Die G20 habe es versäumt, die Unzulänglichkeit ihrer Selbstverpflichtungen unter dem Pariser Abkommen anzuerkennen und sich zur „dringend notwendigen, sofortigen Nachbesserung" zu verpflichten, kritisierte auch Klimaexperte Jan Kowalzig von der Entwicklungsorganisation Oxfam. „Der G20-Gipfel hätte eine Steilvorlage für die UN-Weltklimakonferenz COP26 in Glasgow werden müssen", sagte er. „Das ist nicht gelungen." So steuere die Welt derzeit auf eine katastrophale Erwärmung um 2,7 Grad zu, obwohl maximal 1,5 Grad als kritische Schwelle gilt. (APA/dpa/Reuters)
Gipfel ebnet Weg zu gerechterer Weltsteuerordnung
Im globalen Steuersystem bahnt sich eine kleine Revolution an: Für Großkonzerne soll ab 2023 eine globale Mindeststeuer von 15 Prozent gelten. Diese Regelung soll Schluss machen mit der Praxis, dass sich Unternehmen wie große Digitalkonzerne vor Steuerzahlungen drücken, indem sie sich in Niedrigsteuerländern ansiedeln. Die G20-Chefs gaben am Wochenende auf ihrem Gipfel in Rom grünes Licht für die Umsetzung der Pläne, auf die sich die Finanzminister im Juli geeinigt hatten.
WARUM IST DIE REFORM NÖTIG?
Internationale Konzerne zahlen auf ihre Milliardengewinne bisher oft kaum Steuern, da zwischen einzelnen Ländern ein Wettbewerb entbrannt ist, wer mit möglichst unternehmensfreundlichen Steuersätzen Firmen anlockt.

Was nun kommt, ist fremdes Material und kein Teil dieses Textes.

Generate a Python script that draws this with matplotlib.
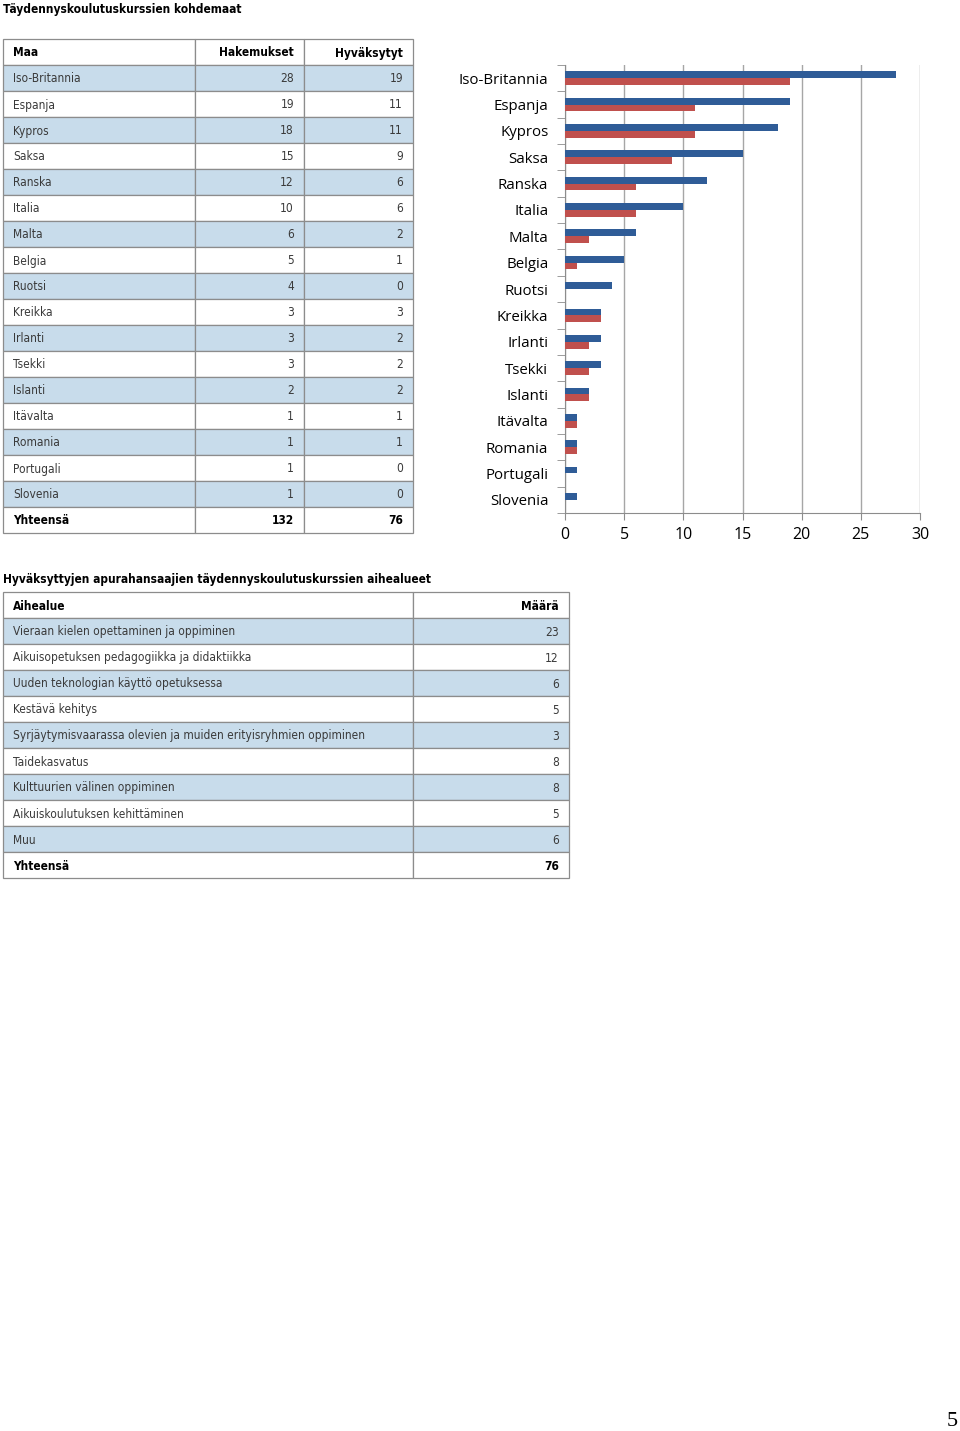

In den Niedrigsteuerländern schlagen die Unternehmen dann ihre Zentralen auf - während sie in jenen Ländern, in denen sie die meisten Gewinne erzielen, nicht besteuert werden können. Die vier großen US-Digitalkonzerne Google, Amazon, Facebook und Apple etwa konnten so ihre Steuerlast enorm drücken. Dies wird weithin als unfair kritisiert.
WAS IST VORGESEHEN?
Die Neuregelung beruht auf zwei Säulen: Säule eins soll eine fairere Verteilung der Besteuerungsrechte der Staaten in Bezug auf die Gewinne großer multinationaler Konzerne sicherstellen – vor allem aus der Digitalwirtschaft. Dabei soll ein Teil der Rechte von den Ländern, in denen Unternehmen ihren Hauptsitz haben, auf diejenigen Staaten übergehen, auf deren Märkten sie ihre Gewinne erzielen. Die zweite Säule ist die globale Mindeststeuer, die bei „mindestens 15 Prozent" liegen soll.
STEIGEN DIE STEUEREINNAHMEN?
In vielen Ländern werden sie tatsächlich steigen. Profitieren dürften grundsätzlich größere Länder, da die Konzerne auf den dortigen Märkten viele Umsätze machen, ohne dort zwangsläufig ansässig zu sein. Einbußen könnte es vor allem in den Steueroasen geben, aber auch in Ländern wie den Niederlanden, Luxemburg oder der Schweiz.
WER UNTERSTÜTZT DAS VORHABEN?
Inzwischen haben 136 Länder ihre Bereitschaft zum Mitmachen erklärt. Sie stehen zusammen für mehr als 90 Prozent der weltweiten Wirtschaftsleistung. Die G20-Gruppe, welche die Einführung der Mindeststeuer nun offiziell beschloss, umfasst die größten Industrie- und Schwellenländer der Welt.